Keynote speakers will be John Milligan, former president and chief executive officer of Gilead Sciences, and Gaurab Chakrabarti, chief executive officer of Solugen.

The event is organized by Health Wildcatters and the Biotech Club at UT Southwestern in collaboration with Quest for Careers (QFC), Consulting Club, and the Science Policy Education and Communication (SPEaC) student organizations.

Examples

Here are just a few examples of recent DFW biopharma and life science stories.

Tricida Announces Positive Data From Kidney Disease Trial

Tricida, a biopharma company based in South San Francisco, announced that its veverimer (TRC101) was positive in treating metabolic acidosis in patients with chronic kidney disease (CKD). The TRCA-301E trial was a 40-week extension of the 12-week TRCA-301 trial.

The lead investigator for the trial, Donald E. Wesson, Professor of Medicine at Texas A&M Health Sciences Center College of Medicine in Dallas, stated, “This trial provides evidence of long-term safety and tolerability of TRC101 and that the sustained increase in blood bicarbonate led to improvements in multiple clinical outcomes that matter to both patients and physicians.”

Prelude Fertility and Inception Fertility Become Largest Fertility Services in the U.S.

New York-based Prelude Fertility has conducted a deal with Inception Infertility, which will make the Prelude Network the fastest-growing network of fertility clinics and the largest provider of comprehensive fertility services in the U.S. The Prelude Network and Inceptions’ Aspire clinics in total completed about 18,000 IVF cycles last year. TJ Farnsworth, founder of Inception Fertility, will act as chief executive officer of the new parent entity.

Inception is the parent company of Aspire Fertility, with sites at 11 locations in Texas, including Houston, San Antonio, Dallas, Austin, and McAllen, as well as one site in Atlanta.

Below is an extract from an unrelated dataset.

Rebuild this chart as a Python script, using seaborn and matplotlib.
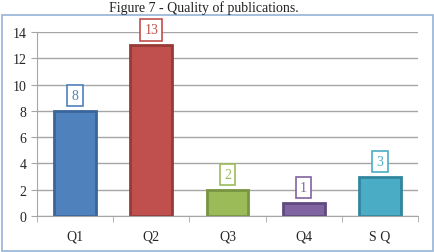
import matplotlib
matplotlib.use("Agg")
import matplotlib.pyplot as plt
import seaborn as sns
import pandas as pd
from matplotlib.patches import Rectangle

categories = ["Q1", "Q2", "Q3", "Q4", "S Q"]
values = [8, 13, 2, 1, 3]
fill_colors = ["#4F81BD", "#C0504D", "#9BBB59", "#8064A2", "#4BACC6"]
edge_colors = ["#3A659B", "#963B38", "#789440", "#5F4A7D", "#31869E"]

sns.set_style("white")
plt.rcParams["font.family"] = ["Liberation Serif", "DejaVu Serif"]

df = pd.DataFrame({"cat": categories, "val": values})

fig = plt.figure(figsize=(4.35, 2.53), dpi=100)
# outer border
fig.patches.append(Rectangle((2/435, 1/253), 431/435, 236/253, transform=fig.transFigure,
                             fill=False, edgecolor="#95B3D7", linewidth=1.2))
fig.text(204/435, 1 - 8/253, "Figure 7 - Quality of publications.", ha="center", va="center",
         fontsize=10, color="#222222")

ax = fig.add_axes([37/435, 1 - 217/253, (418-37)/435, (217-33)/253])
sns.barplot(data=df, x="cat", y="val", hue="cat", palette=fill_colors, legend=False,
            width=0.55, ax=ax, saturation=1)
for p, ec in zip(ax.patches, edge_colors):
    p.set_edgecolor(ec)
    p.set_linewidth(2)

ax.set_ylim(0, 14)
ax.set_xlim(-0.5, 4.5)
ax.set_yticks(range(0, 15, 2))
ax.yaxis.grid(True, color="#A6A6A6", linewidth=1)
ax.set_axisbelow(True)
for s in ["top", "right"]:
    ax.spines[s].set_visible(False)
ax.spines["left"].set_color("#A6A6A6")
ax.spines["bottom"].set_color("#A6A6A6")
ax.set_xlabel("")
ax.set_ylabel("")
ax.set_xticks(range(5))
ax.set_xticklabels(categories)
ax.tick_params(axis="x", length=0, pad=10, labelsize=10)
ax.tick_params(axis="y", length=4, color="#A6A6A6", labelsize=10, left=True)
# minor ticks at boundaries
ax.set_xticks([-0.5, 0.5, 1.5, 2.5, 3.5, 4.5], minor=True)
ax.tick_params(axis="x", which="minor", length=4, color="#A6A6A6", bottom=True, direction="out")

for i, (v, ec, fc) in enumerate(zip(values, edge_colors, fill_colors)):
    ax.annotate(str(v), (i, v), xytext=(0, 11), textcoords="offset points",
                ha="center", va="center", fontsize=10, color=fc,
                bbox=dict(boxstyle="square,pad=0.3", fc="white", ec=fc, lw=1.2))

fig.savefig("out.png", dpi=100)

C-Hear Will be Featured at Dallas Startup Week

C-Hear was launched in Dallas in 2015. It delivers a small digital footprint file that contains both image and sound using its Codec platform. This allows visually impaired individuals to “hear” images on the Internet. Within the healthcare industry, it is helping transition into ADA compliance. The company founder and chief executive officer, Adena Harmon, will speak Thursday, April 4, 12-12:45 pm in a panel called “Startups That Change Our Lives” at the Dallas Startup Week event. Other panelists will include ob-gyn Lyndsey M. Harper, Chris Bricker, chief executive officer of MyndVR and Lara Ashmore of the University of Texas at Dallas.

United Neuroscience to Present Alzheimer’s Vaccine Data

United Neuroscience, which has offices in Dublin, Ireland and Dallas, will present Phase IIa data from its lead product, UB-311, at the 14th International Conference on Alzheimer’s and Parkinson’s Diseases in Lisbon, Portugal, from March 26-31, 2019. UB-311 is a novel UBIth active vaccine targeting the N-terminus of A-beta peptides. It is, essentially, a vaccine for Alzheimer’s. It is designed to induce high B-cell specific responses while avoiding T-cell inflammation. In a Phase I clinical trial, UB-311 vaccination safely increased anti-Abeta antibodies with “a suggestion of cognitive stabilization.”